Similarly, Barbara Corcoran, an American businesswoman, investor, and television personality, told Inc. Magazine: “I learnt that in my business, the reason that I succeed is because I am so good at failure.”

Benefit rather than bleakness

Failure gives an incredible opportunity to re-evaluate the way you conduct your business.

The first things you can look at are planning preparation.

“Why do so many businesses fail?” asks Anthony Robbins, an American life coach and motivational speaker, in one of his lectures on business mastery available online.

“They fail because they fail to anticipate what’s coming. Anticipation is an ultimate power.

“If you are not anticipating, you’ll have to react – reacting is a sign that you’ve lost control. When you anticipate, you take control,” he adds.

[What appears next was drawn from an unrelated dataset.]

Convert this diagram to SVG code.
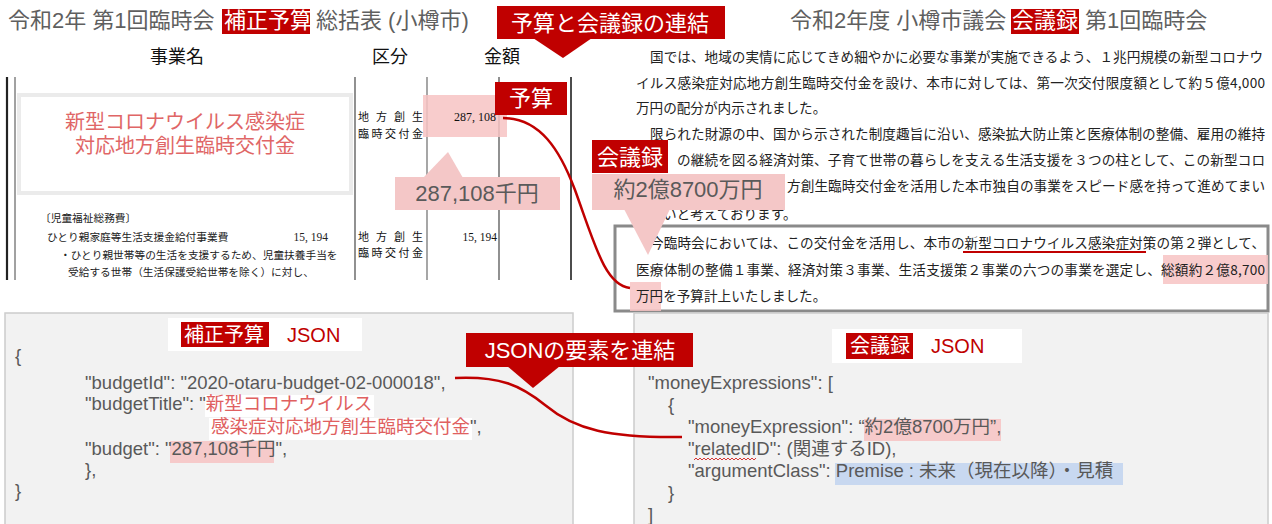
<svg xmlns="http://www.w3.org/2000/svg" width="1272" height="524" viewBox="0 0 1272 524">
<style>
.ttl{font-family:"Liberation Sans","Noto Sans CJK JP",sans-serif;font-size:22px;fill:#5f5f5f}
.hd{font-family:"Noto Sans CJK JP",sans-serif;font-size:18px;fill:#111}
.wt{fill:#fff}
.redbox{fill:#c00000}
.pinkbox{fill:#f4c7c7}
.hl{fill:#f7c3c3;fill-opacity:0.85}
.cw{font-family:"Liberation Sans","Noto Sans CJK JP",sans-serif;font-size:22px;fill:#fff;text-anchor:middle}
.cg{font-family:"Liberation Sans","Noto Sans CJK JP",sans-serif;font-size:22px;fill:#5a5a5a;text-anchor:middle}
.body{font-family:"Noto Sans CJK JP",sans-serif;font-size:13.6px;fill:#222}
.sm{font-family:"Noto Sans CJK JP",sans-serif;font-size:10.7px;fill:#222}
.tb{font-family:"Noto Sans CJK JP",sans-serif;font-size:11px;fill:#111}
.json{font-family:"Liberation Sans","Noto Sans CJK JP",sans-serif;font-size:18.5px;fill:#595959}
.jred{fill:#e06060}
.panel{fill:#f2f2f2;stroke:#cccccc;stroke-width:1.5}
.conn{fill:none;stroke:#c00000;stroke-width:2.5}
.vl{stroke:#555;stroke-width:1.3}
</style>

<g id="budget-title">
  <text class="ttl" x="8" y="28">令和2年 第1回臨時会</text>
  <rect class="redbox" x="222" y="9" width="88" height="25"/>
  <text class="ttl" x="224" y="28" style="fill:#fff">補正予算</text>
  <text class="ttl" x="316" y="28">総括表 (小樽市)</text>
</g>

<g id="minutes-title">
  <text class="ttl" x="790" y="28">令和2年度 小樽市議会</text>
  <rect class="redbox" x="1011" y="9" width="68" height="25"/>
  <text class="ttl" x="1012" y="28" style="fill:#fff">会議録</text>
  <text class="ttl" x="1085" y="28">第1回臨時会</text>
</g>

<g id="budget-table">
  <text class="hd" x="177" y="63" text-anchor="middle">事業名</text>
  <text class="hd" x="390" y="63" text-anchor="middle">区分</text>
  <text class="hd" x="502" y="63" text-anchor="middle">金額</text>
  <line x1="7" y1="77" x2="7" y2="280" stroke="#222" stroke-width="2.2"/>
  <line x1="15" y1="77" x2="15" y2="280" stroke="#444" stroke-width="1"/>
  <line class="vl" x1="355" y1="77" x2="355" y2="280"/>
  <line x1="427" y1="77" x2="427" y2="280" stroke="#777" stroke-width="1.3"/>
  <line class="vl" x1="499" y1="77" x2="499" y2="280"/>
  <line x1="571" y1="77" x2="571" y2="280" stroke="#111" stroke-width="1.5"/>
  <rect x="19" y="95" width="332" height="98" fill="#fff" stroke="#ebebeb" stroke-width="4"/>
  <text x="185" y="129" text-anchor="middle" style="font-family:'Liberation Sans','Noto Sans CJK JP',sans-serif;font-size:20px;fill:#e06666">新型コロナウイルス感染症</text>
  <text x="185" y="153" text-anchor="middle" style="font-family:'Liberation Sans','Noto Sans CJK JP',sans-serif;font-size:20px;fill:#e06666">対応地方創生臨時交付金</text>
  <rect class="hl" x="423" y="95" width="84" height="42"/>
  <text class="tb" x="358" y="121" textLength="65">地 方 創 生</text>
  <text class="tb" x="358" y="138" textLength="65">臨 時 交 付 金</text>
  <text class="tb" x="496" y="121" text-anchor="end" style="font-family:'Liberation Serif','Noto Sans CJK JP',serif;font-size:12px">287, 108</text>
  <text class="sm" x="40" y="222">〔児童福祉総務費〕</text>
  <text class="sm" x="47" y="241">ひとり親家庭等生活支援金給付事業費</text>
  <text class="sm" x="328" y="241" text-anchor="end" style="font-family:'Liberation Serif',serif;font-size:11.5px">15, 194</text>
  <text class="sm" x="60" y="259">・ひとり親世帯等の生活を支援するため、児童扶養手当を</text>
  <text class="sm" x="68" y="276">受給する世帯（生活保護受給世帯を除く）に対し、</text>
  <text class="tb" x="358" y="241" textLength="65">地 方 創 生</text>
  <text class="tb" x="358" y="257" textLength="65">臨 時 交 付 金</text>
  <text class="tb" x="497" y="241" text-anchor="end" style="font-family:'Liberation Serif',serif;font-size:11.5px">15, 194</text>
</g>

<g id="minutes-text">
  <text class="body" x="650" y="62" textLength="613">国では、地域の実情に応じてきめ細やかに必要な事業が実施できるよう、１兆円規模の新型コロナウ</text>
  <text class="body" x="636" y="88" textLength="629">イルス感染症対応地方創生臨時交付金を設け、本市に対しては、第一次交付限度額として約５億4,000</text>
  <text class="body" x="636" y="113">万円の配分が内示されました。</text>
  <text class="body" x="650" y="139" textLength="615">限られた財源の中、国から示された制度趣旨に沿い、感染拡大防止策と医療体制の整備、雇用の維持</text>
  <text class="body" x="677" y="165" textLength="588">の継続を図る経済対策、子育て世帯の暮らしを支える生活支援を３つの柱として、この新型コロ</text>
  <text class="body" x="787" y="191" textLength="478">方創生臨時交付金を活用した本市独自の事業をスピード感を持って進めてまい</text>
  <text class="body" x="663" y="219">いと考えております。</text>
  <rect x="615" y="226" width="653" height="85" fill="none" stroke="#8a8a8a" stroke-width="3"/>
  <rect class="hl" x="1163" y="255" width="105" height="29"/>
  <rect class="hl" x="630" y="282" width="31" height="29"/>
  <text class="body" x="650" y="248" textLength="615">今臨時会においては、この交付金を活用し、本市の新型コロナウイルス感染症対策の第２弾として、</text>
  <line x1="963" y1="252" x2="1146" y2="252" stroke="#c00000" stroke-width="1.8"/>
  <text class="body" x="636" y="275" textLength="629">医療体制の整備１事業、経済対策３事業、生活支援策２事業の六つの事業を選定し、総額約２億8,700</text>
  <text class="body" x="636" y="301">万円を予算計上いたしました。</text>
</g>

<g id="callout-link">
  <rect class="redbox" x="497" y="6" width="228" height="33"/>
  <polygon class="redbox" points="533,38 592,38 563,58"/>
  <text class="cw" x="610" y="31">予算と会議録の連結</text>
</g>

<g id="callout-budget">
  <rect class="redbox" x="495" y="82" width="72" height="33"/>
  <text class="cw" x="531" y="106">予算</text>
</g>

<g id="callout-budget-value">
  <polygon class="pinkbox" points="423,178 448,152 463,178"/>
  <rect class="pinkbox" x="395" y="177" width="165" height="33"/>
  <text class="cg" x="477" y="201">287,108千円</text>
</g>

<g id="callout-minutes">
  <rect class="redbox" x="592" y="140" width="76" height="33"/>
  <text class="cw" x="630" y="165">会議録</text>
</g>

<g id="callout-minutes-value">
  <rect class="pinkbox" x="592" y="174" width="193" height="36"/>
  <polygon class="pinkbox" points="624,209 670,209 648,255"/>
  <text class="cg" x="688" y="197">約2億8700万円</text>
</g>

<g id="budget-json">
  <rect class="panel" x="5" y="313" width="568" height="215"/>
  <rect class="wt" x="168" y="318" width="194" height="33"/>
  <rect class="redbox" x="181" y="322" width="88" height="25"/>
  <text x="184" y="342" style="font-family:'Liberation Sans','Noto Sans CJK JP',sans-serif;font-size:20px;fill:#fff">補正予算</text>
  <text x="287" y="342" style="font-family:'Liberation Sans',sans-serif;font-size:20px;fill:#c00000">JSON</text>
  <rect class="wt" x="205" y="395" width="169" height="22"/>
  <rect class="wt" x="209" y="418" width="263" height="22"/>
  <rect class="hl" x="170" y="441" width="104" height="22"/>
  <text class="json" x="15" y="362">{</text>
  <text class="json" x="85" y="389">"budgetId": "2020-otaru-budget-02-000018",</text>
  <text class="json" x="85" y="410">"budgetTitle": "<tspan class="jred">新型コロナウイルス</tspan></text>
  <text class="json" x="211" y="433"><tspan class="jred">感染症対応地方創生臨時交付金</tspan>",</text>
  <text class="json" x="85" y="455">"budget": "287,108千円",</text>
  <text class="json" x="85" y="476">},</text>
  <text class="json" x="15" y="497">}</text>
</g>

<g id="minutes-json">
  <rect class="panel" x="634" y="313" width="634" height="215"/>
  <rect class="wt" x="832" y="329" width="190" height="34"/>
  <rect class="redbox" x="846" y="333" width="67" height="26"/>
  <text x="850" y="353" style="font-family:'Liberation Sans','Noto Sans CJK JP',sans-serif;font-size:20px;fill:#fff">会議録</text>
  <text x="931" y="353" style="font-family:'Liberation Sans',sans-serif;font-size:20px;fill:#c00000">JSON</text>
  <rect class="hl" x="864" y="419" width="137" height="22"/>
  <rect x="835" y="463" width="288" height="22" fill="#c8d8f0"/>
  <text class="json" x="648" y="389">"moneyExpressions": [</text>
  <text class="json" x="668" y="411">{</text>
  <text class="json" x="688" y="433">"moneyExpression": “約2億8700万円”,</text>
  <text class="json" x="688" y="455">"relatedID": (関連するID),</text>
  <path d="M694 460 l2 -2 l2 2 l2 -2 l2 2 l2 -2 l2 2 l2 -2 l2 2 l2 -2 l2 2 l2 -2 l2 2 l2 -2 l2 2 l2 -2 l2 2 l2 -2 l2 2 l2 -2 l2 2 l2 -2 l2 2 l2 -2 l2 2 l2 -2 l2 2 l2 -2 l2 2 l2 -2 l2 2 l2 -2" fill="none" stroke="#d02020" stroke-width="0.9"/>
  <text class="json" x="688" y="477">"argumentClass": Premise : 未来（現在以降）・見積</text>
  <text class="json" x="668" y="499">}</text>
  <text class="json" x="648" y="521">]</text>
</g>

<g id="callout-json-link">
  <rect class="redbox" x="466" y="333" width="227" height="34"/>
  <polygon class="redbox" points="507,366 560,366 533,388"/>
  <text class="cw" x="580" y="358">JSONの要素を連結</text>
</g>

<g id="connectors">
  <path class="conn" d="M503 118 C540 118 560 150 575 190 C595 245 605 285 630 288"/>
  <path class="conn" d="M455 378 C500 376 520 385 545 405 C575 430 610 438 682 437"/>
</g>
</svg>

Another aspect to consider is your execution. What went wrong the first time round? How can you do it better? Learning from your own bad practices can give you clarity on what to avoid. An honest assessment of your own performance, effort, skill and decision-making might not be a pleasant exercise, but it’s a vital one if you are to learn from your failure.

Through all of the post-failure debriefings, keep in mind that you are not the first, and won’t be the last to go through the process.

High profile names including Albert Einstein and Steve Jobs had their fair share of flops and mistakes during their illustrious careers – careers that wouldn’t have been so successful had they not worked hard to isolate the causes of their mistakes, allowing them to overcome their hurdles.

In their cases, and potentially yours as well, failure is also a driving force which hones definitions and visions of success.

Indeed, as Napoleon Hill – doyen of personal-success literature – said: “Every adversity, every failure, every heartache carries with it the seed of an equal or greater benefit.”

Just be sure to take the lessons that so-called ‘failures’ present.